PJM has operated a single, RTO-wide Regulation Market since August 2005. Units can provide regulation only if they have Automatic Generation Control (“AGC”) that allows them to be dispatched directly by the ISO. Saleable regulation is limited to the amount by which the units can ramp in 5 minutes. Exelon units that bid regulation have an aggregate capability of about 350 MW, about 20 percent of the amount that is offered and eligible on average. However, this materially overstates Exelon’s importance to this market. About 200 MW of the regulation capability that Exelon offers is from the Muddy Run pumped storage facility and is available only when each of the eight Muddy Run units is on line. Regulation can be provided only from generation that actually is synchronized and running. Muddy Run typically produces power only during daytime hours and typically is not fully loaded even then (due to water and pumping capability limitations).78 The remaining 150 MW of regulation Exelon bids is from its baseload coal units. During the daytime hours when some or all of Muddy Run is in the regulation market, the opportunity cost of providing regulation from baseload coal is sufficiently high relative to alternatives (e.g., combined cycle units) that the will be selected to provide regulation less frequently than in off-peak periods. For these reasons, Exelon’s maximum amount of regulation is likely to rarely exceed 200 MW during the day and 150 MW during the night.

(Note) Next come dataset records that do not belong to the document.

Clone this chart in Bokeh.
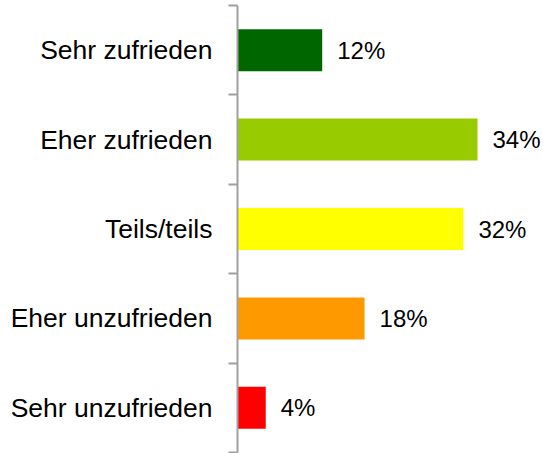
from bokeh.plotting import figure
from bokeh.models import Range1d, FixedTicker, ColumnDataSource
from bokeh.core.properties import value
from bokeh.embed import file_html
from bokeh.resources import INLINE

categories = ["Sehr zufrieden", "Eher zufrieden", "Teils/teils", "Eher unzufrieden", "Sehr unzufrieden"]
values = [12, 34, 32, 18, 4]
colors = ["#006600", "#99CC00", "#FFFF00", "#FF9900", "#FF0000"]
labels = [f"{v}%" for v in values]

n = len(categories)
centers = [i + 0.5 for i in range(n)]

src = ColumnDataSource(dict(y=centers, v=values, c=colors, lab=labels))

p = figure(width=543, height=453, output_backend="svg", toolbar_location=None,
           x_range=Range1d(0, 43.35), y_range=Range1d(n, 0),
           min_border_top=5, min_border_bottom=1, min_border_right=0, min_border_left=237,
           outline_line_color=None, background_fill_color="white", border_fill_color="white")

p.hbar(y="y", right="v", left=0, height=0.47, fill_color="c", line_color=None, source=src)
p.text(x="v", y="y", text="lab", source=src, x_offset=15, text_baseline="middle",
       text_align="left", text_font=value("Liberation Sans"), text_font_size="24px", text_color="#000000")

p.xaxis.visible = False
p.grid.visible = False

ya = p.yaxis[0]
ya.ticker = FixedTicker(ticks=centers, minor_ticks=list(range(n + 1)))
ya.major_label_overrides = {c: cat for c, cat in zip(centers, categories)}
ya.major_tick_out = 0
ya.major_tick_in = 0
ya.minor_tick_out = 9
ya.minor_tick_in = 0
ya.minor_tick_line_color = "#A0A0A0"
ya.minor_tick_line_width = 2
ya.axis_line_color = "#A0A0A0"
ya.axis_line_width = 2
ya.major_label_standoff = 16
ya.major_label_text_font = "Liberation Sans"
ya.major_label_text_font_size = "26.5px"
ya.major_label_text_color = "#000000"

open("out.html", "w").write(file_html(p, INLINE))
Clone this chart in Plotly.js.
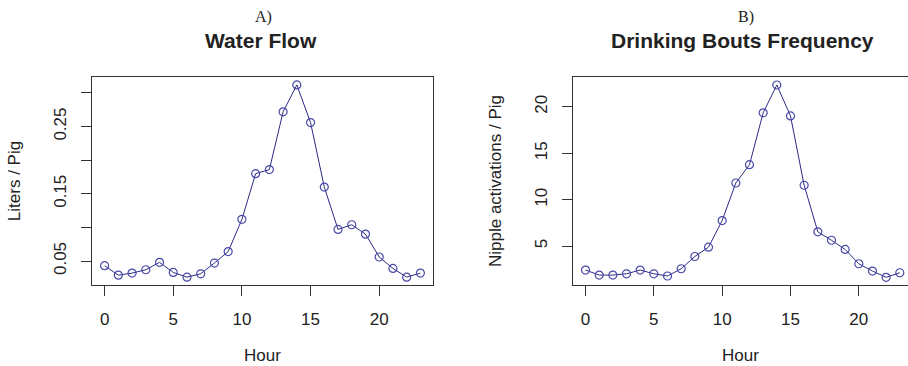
<!DOCTYPE html>
<html><head><meta charset="utf-8">
<script src="https://cdn.plot.ly/plotly-3.0.1.min.js"></script>
<style>html,body{margin:0;padding:0;background:#fff}#chart{width:908px;height:366px}</style>
</head><body><div id="chart"></div>
<script>
const hours = [0,1,2,3,4,5,6,7,8,9,10,11,12,13,14,15,16,17,18,19,20,21,22,23];
const waterFlow = [0.043,0.029,0.032,0.037,0.048,0.033,0.026,0.031,0.047,0.064,0.112,0.180,0.186,0.272,0.312,0.256,0.160,0.097,0.104,0.090,0.056,0.039,0.026,0.032];
const boutsFreq = [2.42,1.88,1.88,2.02,2.42,2.02,1.78,2.56,3.88,4.89,7.75,11.8,13.77,19.36,22.36,19.03,11.56,6.54,5.63,4.64,3.10,2.31,1.64,2.13];
const xTicks = [0,5,10,15,20];
const yTicksA = [0.05,0.10,0.15,0.20,0.25,0.30];
const yTickTextA = ['0.05','','0.15','','0.25',''];
const yTicksB = [5,10,15,20];
const yTickTextB = ['5','10','15','20'];

const lineCol = '#2b2b86';
const markCol = '#4a4aa8';
const txt = '#222';
const fnt = {family:'Liberation Sans, Arial, sans-serif', size:17, color:txt};

function trace(y, xa, ya){
  return {x:hours, y:y, xaxis:xa, yaxis:ya, type:'scatter', mode:'lines+markers',
    line:{color:lineCol, width:1},
    marker:{symbol:'circle-open', size:8, color:markCol, line:{width:1.2, color:markCol}},
    showlegend:false, hoverinfo:'x+y'};
}

const xBase = {tickmode:'array', tickvals:xTicks, ticks:'outside', ticklen:10, tickcolor:'#333',
  showline:true, linecolor:'#333', linewidth:1, mirror:true, showgrid:false, zeroline:false,
  tickfont:fnt, ticklabelstandoff:9,
  title:{text:'Hour', font:fnt, standoff:20}};
const yBase = {tickmode:'array', ticks:'outside', ticklen:10, tickcolor:'#333', tickangle:-90,
  showline:true, linecolor:'#333', linewidth:1, showgrid:false, zeroline:false,
  tickfont:fnt, ticklabelstandoff:8};

const layout = {
  width:908, height:366, margin:{l:0,r:0,t:0,b:0},
  paper_bgcolor:'#fff', plot_bgcolor:'#fff', showlegend:false,
  xaxis: Object.assign({}, xBase, {domain:[0.1013,0.4769], range:[-0.92,23.92], anchor:'y'}),
  yaxis: Object.assign({}, yBase, {domain:[0.2213,0.7896], range:[0.0143,0.3238], anchor:'x',
     tickvals:yTicksA, ticktext:yTickTextA, mirror:true,
     title:{text:'Liters / Pig', font:fnt, standoff:26}}),
  xaxis2: Object.assign({}, xBase, {domain:[0.631,1], range:[-0.92,23.6], anchor:'y2'}),
  yaxis2: Object.assign({}, yBase, {domain:[0.2213,0.7896], range:[0.81,23.22], anchor:'x2',
     tickvals:yTicksB, ticktext:yTickTextB, mirror:false,
     title:{text:'Nipple activations / Pig', font:fnt, standoff:26}}),
  annotations:[
    {text:'A)', xref:'paper', yref:'paper', x:263/908, y:1-17/366, showarrow:false, xanchor:'center', yanchor:'middle',
     font:{family:'Liberation Serif, Times New Roman, serif', size:16, color:txt}},
    {text:'<b>Water Flow</b>', xref:'paper', yref:'paper', x:261/908, y:1-40/366, showarrow:false, xanchor:'center', yanchor:'middle',
     font:{family:'Liberation Sans, Arial, sans-serif', size:21, color:txt}},
    {text:'B)', xref:'paper', yref:'paper', x:746/908, y:1-17/366, showarrow:false, xanchor:'center', yanchor:'middle',
     font:{family:'Liberation Serif, Times New Roman, serif', size:16, color:txt}},
    {text:'<b>Drinking Bouts Frequency</b>', xref:'paper', yref:'paper', x:742/908, y:1-40/366, showarrow:false, xanchor:'center', yanchor:'middle',
     font:{family:'Liberation Sans, Arial, sans-serif', size:21, color:txt}}
  ]
};

Plotly.newPlot('chart', [trace(waterFlow,'x','y'), trace(boutsFreq,'x2','y2')], layout, {staticPlot:true, displayModeBar:false});
</script></body></html>
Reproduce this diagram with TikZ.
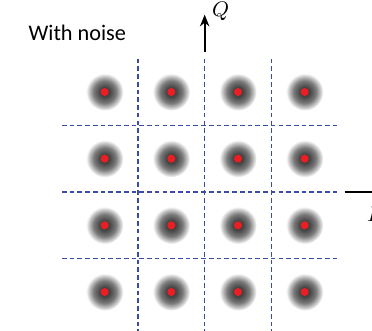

A rationale similar to that used for the synchronous reserve market holds for why NRG’s ability to provide regulation is small, even assuming NRG’s units are all equipped with AGC. None of the NRG generation that will ultimately be owned by Exelon is particularly suited to provide regulation, and it is simply not large enough to create any competitive effect if combined with Exelon’s generation. The addition of NRG’s small share of Keystone and Conemaugh is too small to have an effect on the regulation market and, in any event, bids for that generation are not made by NRG and will not be made by Exelon. None of Exelon’s peaking units in Illinois are providing regulation, and the situation is likely the same with respect to the Rockford units since they, too, are rarely on-line and peaking units, which tend to be block loaded, are poor candidates for regulation service.

 

 

78

In the 12 month period ending September 30, 2008 the average amount of Muddy Run regulation procured by the PJM system operator in on-peak hours was 68 MW and the average amount procured in weekday off-peak hours was 2 MW.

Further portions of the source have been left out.